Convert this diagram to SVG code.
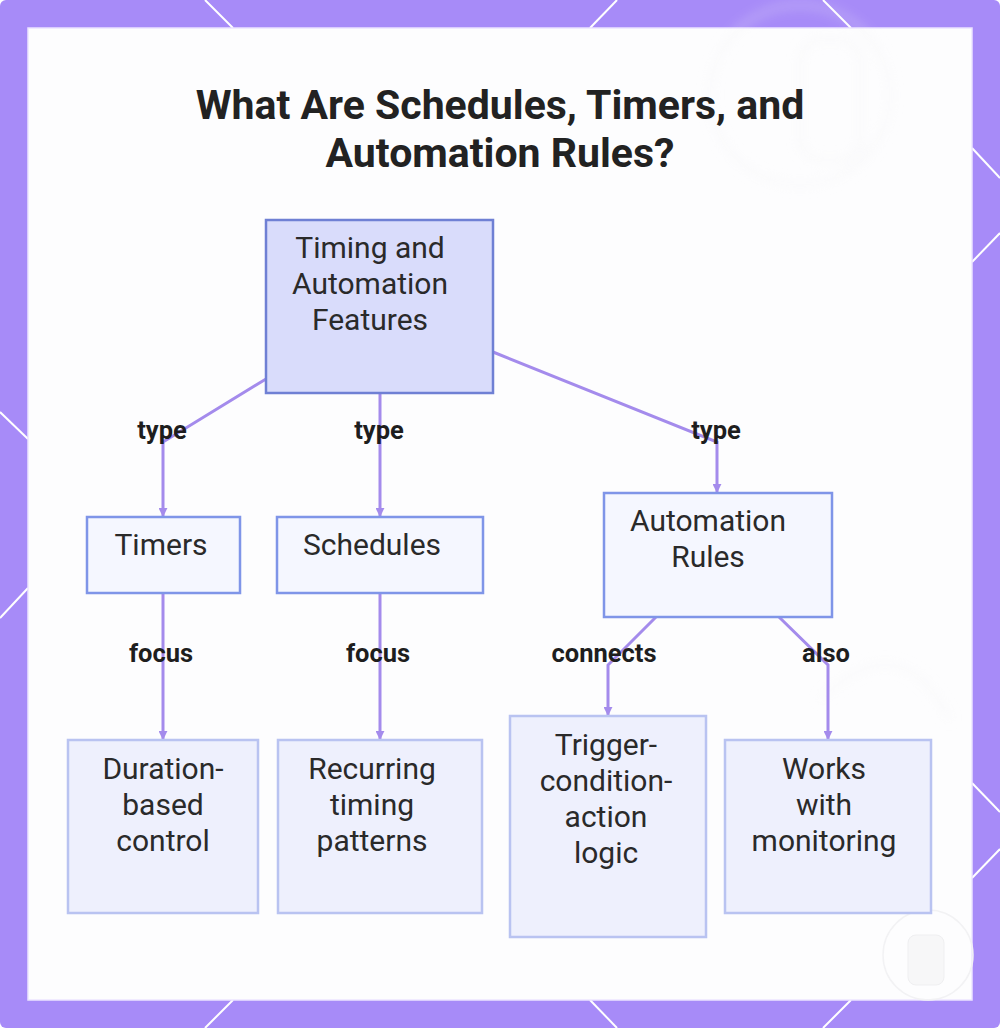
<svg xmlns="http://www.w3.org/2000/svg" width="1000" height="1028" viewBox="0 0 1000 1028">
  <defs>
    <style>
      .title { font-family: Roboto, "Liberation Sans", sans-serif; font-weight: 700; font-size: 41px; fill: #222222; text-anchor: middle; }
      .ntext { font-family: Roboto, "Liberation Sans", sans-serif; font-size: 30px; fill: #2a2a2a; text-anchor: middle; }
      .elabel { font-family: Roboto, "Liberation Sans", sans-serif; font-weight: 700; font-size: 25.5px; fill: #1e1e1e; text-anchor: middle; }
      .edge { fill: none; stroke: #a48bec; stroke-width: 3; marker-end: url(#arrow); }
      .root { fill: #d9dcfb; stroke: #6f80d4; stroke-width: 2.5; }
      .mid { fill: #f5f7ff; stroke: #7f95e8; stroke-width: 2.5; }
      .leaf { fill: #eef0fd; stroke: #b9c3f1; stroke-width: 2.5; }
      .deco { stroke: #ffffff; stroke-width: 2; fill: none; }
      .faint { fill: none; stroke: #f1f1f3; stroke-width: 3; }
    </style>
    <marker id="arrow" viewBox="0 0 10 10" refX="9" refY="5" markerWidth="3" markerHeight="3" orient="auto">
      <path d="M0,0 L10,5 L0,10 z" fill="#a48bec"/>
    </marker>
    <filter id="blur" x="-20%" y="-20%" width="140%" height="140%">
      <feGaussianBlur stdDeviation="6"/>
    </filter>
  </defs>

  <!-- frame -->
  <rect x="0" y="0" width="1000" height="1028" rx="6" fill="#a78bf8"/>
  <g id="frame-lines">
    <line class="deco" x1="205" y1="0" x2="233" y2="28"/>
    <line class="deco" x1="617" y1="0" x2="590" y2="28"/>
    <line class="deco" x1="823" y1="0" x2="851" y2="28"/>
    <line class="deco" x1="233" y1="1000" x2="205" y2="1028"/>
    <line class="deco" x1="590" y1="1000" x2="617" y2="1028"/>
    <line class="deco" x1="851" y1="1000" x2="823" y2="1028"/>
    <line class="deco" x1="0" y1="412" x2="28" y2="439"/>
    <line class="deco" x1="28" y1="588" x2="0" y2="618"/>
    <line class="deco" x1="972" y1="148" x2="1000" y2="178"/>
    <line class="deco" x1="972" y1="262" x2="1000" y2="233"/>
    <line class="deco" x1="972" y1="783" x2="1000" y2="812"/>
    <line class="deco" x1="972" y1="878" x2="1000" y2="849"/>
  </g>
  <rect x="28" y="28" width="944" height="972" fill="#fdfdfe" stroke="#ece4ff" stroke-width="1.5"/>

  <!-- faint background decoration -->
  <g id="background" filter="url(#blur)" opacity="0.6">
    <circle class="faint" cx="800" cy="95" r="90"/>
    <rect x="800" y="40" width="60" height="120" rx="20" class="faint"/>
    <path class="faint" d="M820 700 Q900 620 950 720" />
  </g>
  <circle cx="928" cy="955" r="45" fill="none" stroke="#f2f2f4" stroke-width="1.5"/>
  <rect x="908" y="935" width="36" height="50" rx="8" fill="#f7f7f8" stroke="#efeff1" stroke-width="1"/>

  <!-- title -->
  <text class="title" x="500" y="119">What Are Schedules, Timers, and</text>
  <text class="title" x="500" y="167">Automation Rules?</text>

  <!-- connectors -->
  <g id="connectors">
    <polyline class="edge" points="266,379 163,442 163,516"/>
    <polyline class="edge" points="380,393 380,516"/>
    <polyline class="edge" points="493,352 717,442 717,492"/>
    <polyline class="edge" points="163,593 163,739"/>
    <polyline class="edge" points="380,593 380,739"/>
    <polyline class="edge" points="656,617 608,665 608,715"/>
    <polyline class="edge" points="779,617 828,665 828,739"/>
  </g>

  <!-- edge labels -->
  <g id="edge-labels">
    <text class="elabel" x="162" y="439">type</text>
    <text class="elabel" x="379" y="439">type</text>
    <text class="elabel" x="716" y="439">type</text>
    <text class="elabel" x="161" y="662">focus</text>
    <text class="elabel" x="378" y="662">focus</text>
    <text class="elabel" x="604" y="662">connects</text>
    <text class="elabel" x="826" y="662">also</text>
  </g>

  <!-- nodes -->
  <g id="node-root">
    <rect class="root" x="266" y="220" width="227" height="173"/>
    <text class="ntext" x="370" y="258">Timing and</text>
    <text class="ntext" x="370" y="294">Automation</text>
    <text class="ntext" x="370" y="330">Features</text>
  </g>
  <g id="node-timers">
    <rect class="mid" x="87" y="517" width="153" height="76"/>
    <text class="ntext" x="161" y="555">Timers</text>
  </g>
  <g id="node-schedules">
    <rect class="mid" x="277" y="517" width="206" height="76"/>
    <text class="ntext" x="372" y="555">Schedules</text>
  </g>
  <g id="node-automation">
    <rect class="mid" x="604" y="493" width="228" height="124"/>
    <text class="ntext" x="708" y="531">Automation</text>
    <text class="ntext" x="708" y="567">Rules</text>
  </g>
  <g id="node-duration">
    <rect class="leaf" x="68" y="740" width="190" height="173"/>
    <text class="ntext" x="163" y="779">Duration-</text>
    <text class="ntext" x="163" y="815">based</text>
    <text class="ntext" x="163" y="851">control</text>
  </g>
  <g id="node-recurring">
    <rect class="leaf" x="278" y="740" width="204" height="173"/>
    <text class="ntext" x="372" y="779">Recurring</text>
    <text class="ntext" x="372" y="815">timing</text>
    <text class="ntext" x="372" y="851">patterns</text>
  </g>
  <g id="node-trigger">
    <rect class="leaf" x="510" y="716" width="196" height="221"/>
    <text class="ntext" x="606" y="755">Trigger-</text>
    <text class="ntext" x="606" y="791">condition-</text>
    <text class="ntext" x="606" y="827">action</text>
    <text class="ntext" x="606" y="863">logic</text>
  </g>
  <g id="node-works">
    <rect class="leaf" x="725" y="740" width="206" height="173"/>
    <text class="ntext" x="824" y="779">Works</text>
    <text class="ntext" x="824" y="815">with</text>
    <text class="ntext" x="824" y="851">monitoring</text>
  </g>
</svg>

- **WHAT YOU HAVE TO DO**: Restate the listing above word for word, and skip the pictures.

- **RESPONSE FOR THIS EXERCISE**:
Convert this diagram to SVG code.
<svg xmlns="http://www.w3.org/2000/svg" width="1000" height="1028" viewBox="0 0 1000 1028">
  <defs>
    <style>
      .title { font-family: Roboto, "Liberation Sans", sans-serif; font-weight: 700; font-size: 41px; fill: #222222; text-anchor: middle; }
      .ntext { font-family: Roboto, "Liberation Sans", sans-serif; font-size: 30px; fill: #2a2a2a; text-anchor: middle; }
      .elabel { font-family: Roboto, "Liberation Sans", sans-serif; font-weight: 700; font-size: 25.5px; fill: #1e1e1e; text-anchor: middle; }
      .edge { fill: none; stroke: #a48bec; stroke-width: 3; marker-end: url(#arrow); }
      .root { fill: #d9dcfb; stroke: #6f80d4; stroke-width: 2.5; }
      .mid { fill: #f5f7ff; stroke: #7f95e8; stroke-width: 2.5; }
      .leaf { fill: #eef0fd; stroke: #b9c3f1; stroke-width: 2.5; }
      .deco { stroke: #ffffff; stroke-width: 2; fill: none; }
      .faint { fill: none; stroke: #f1f1f3; stroke-width: 3; }
    </style>
    <marker id="arrow" viewBox="0 0 10 10" refX="9" refY="5" markerWidth="3" markerHeight="3" orient="auto">
      <path d="M0,0 L10,5 L0,10 z" fill="#a48bec"/>
    </marker>
    <filter id="blur" x="-20%" y="-20%" width="140%" height="140%">
      <feGaussianBlur stdDeviation="6"/>
    </filter>
  </defs>

  <!-- frame -->
  <rect x="0" y="0" width="1000" height="1028" rx="6" fill="#a78bf8"/>
  <g id="frame-lines">
    <line class="deco" x1="205" y1="0" x2="233" y2="28"/>
    <line class="deco" x1="617" y1="0" x2="590" y2="28"/>
    <line class="deco" x1="823" y1="0" x2="851" y2="28"/>
    <line class="deco" x1="233" y1="1000" x2="205" y2="1028"/>
    <line class="deco" x1="590" y1="1000" x2="617" y2="1028"/>
    <line class="deco" x1="851" y1="1000" x2="823" y2="1028"/>
    <line class="deco" x1="0" y1="412" x2="28" y2="439"/>
    <line class="deco" x1="28" y1="588" x2="0" y2="618"/>
    <line class="deco" x1="972" y1="148" x2="1000" y2="178"/>
    <line class="deco" x1="972" y1="262" x2="1000" y2="233"/>
    <line class="deco" x1="972" y1="783" x2="1000" y2="812"/>
    <line class="deco" x1="972" y1="878" x2="1000" y2="849"/>
  </g>
  <rect x="28" y="28" width="944" height="972" fill="#fdfdfe" stroke="#ece4ff" stroke-width="1.5"/>

  <!-- faint background decoration -->
  <g id="background" filter="url(#blur)" opacity="0.6">
    <circle class="faint" cx="800" cy="95" r="90"/>
    <rect x="800" y="40" width="60" height="120" rx="20" class="faint"/>
    <path class="faint" d="M820 700 Q900 620 950 720" />
  </g>
  <circle cx="928" cy="955" r="45" fill="none" stroke="#f2f2f4" stroke-width="1.5"/>
  <rect x="908" y="935" width="36" height="50" rx="8" fill="#f7f7f8" stroke="#efeff1" stroke-width="1"/>

  <!-- title -->
  <text class="title" x="500" y="119">What Are Schedules, Timers, and</text>
  <text class="title" x="500" y="167">Automation Rules?</text>

  <!-- connectors -->
  <g id="connectors">
    <polyline class="edge" points="266,379 163,442 163,516"/>
    <polyline class="edge" points="380,393 380,516"/>
    <polyline class="edge" points="493,352 717,442 717,492"/>
    <polyline class="edge" points="163,593 163,739"/>
    <polyline class="edge" points="380,593 380,739"/>
    <polyline class="edge" points="656,617 608,665 608,715"/>
    <polyline class="edge" points="779,617 828,665 828,739"/>
  </g>

  <!-- edge labels -->
  <g id="edge-labels">
    <text class="elabel" x="162" y="439">type</text>
    <text class="elabel" x="379" y="439">type</text>
    <text class="elabel" x="716" y="439">type</text>
    <text class="elabel" x="161" y="662">focus</text>
    <text class="elabel" x="378" y="662">focus</text>
    <text class="elabel" x="604" y="662">connects</text>
    <text class="elabel" x="826" y="662">also</text>
  </g>

  <!-- nodes -->
  <g id="node-root">
    <rect class="root" x="266" y="220" width="227" height="173"/>
    <text class="ntext" x="370" y="258">Timing and</text>
    <text class="ntext" x="370" y="294">Automation</text>
    <text class="ntext" x="370" y="330">Features</text>
  </g>
  <g id="node-timers">
    <rect class="mid" x="87" y="517" width="153" height="76"/>
    <text class="ntext" x="161" y="555">Timers</text>
  </g>
  <g id="node-schedules">
    <rect class="mid" x="277" y="517" width="206" height="76"/>
    <text class="ntext" x="372" y="555">Schedules</text>
  </g>
  <g id="node-automation">
    <rect class="mid" x="604" y="493" width="228" height="124"/>
    <text class="ntext" x="708" y="531">Automation</text>
    <text class="ntext" x="708" y="567">Rules</text>
  </g>
  <g id="node-duration">
    <rect class="leaf" x="68" y="740" width="190" height="173"/>
    <text class="ntext" x="163" y="779">Duration-</text>
    <text class="ntext" x="163" y="815">based</text>
    <text class="ntext" x="163" y="851">control</text>
  </g>
  <g id="node-recurring">
    <rect class="leaf" x="278" y="740" width="204" height="173"/>
    <text class="ntext" x="372" y="779">Recurring</text>
    <text class="ntext" x="372" y="815">timing</text>
    <text class="ntext" x="372" y="851">patterns</text>
  </g>
  <g id="node-trigger">
    <rect class="leaf" x="510" y="716" width="196" height="221"/>
    <text class="ntext" x="606" y="755">Trigger-</text>
    <text class="ntext" x="606" y="791">condition-</text>
    <text class="ntext" x="606" y="827">action</text>
    <text class="ntext" x="606" y="863">logic</text>
  </g>
  <g id="node-works">
    <rect class="leaf" x="725" y="740" width="206" height="173"/>
    <text class="ntext" x="824" y="779">Works</text>
    <text class="ntext" x="824" y="815">with</text>
    <text class="ntext" x="824" y="851">monitoring</text>
  </g>
</svg>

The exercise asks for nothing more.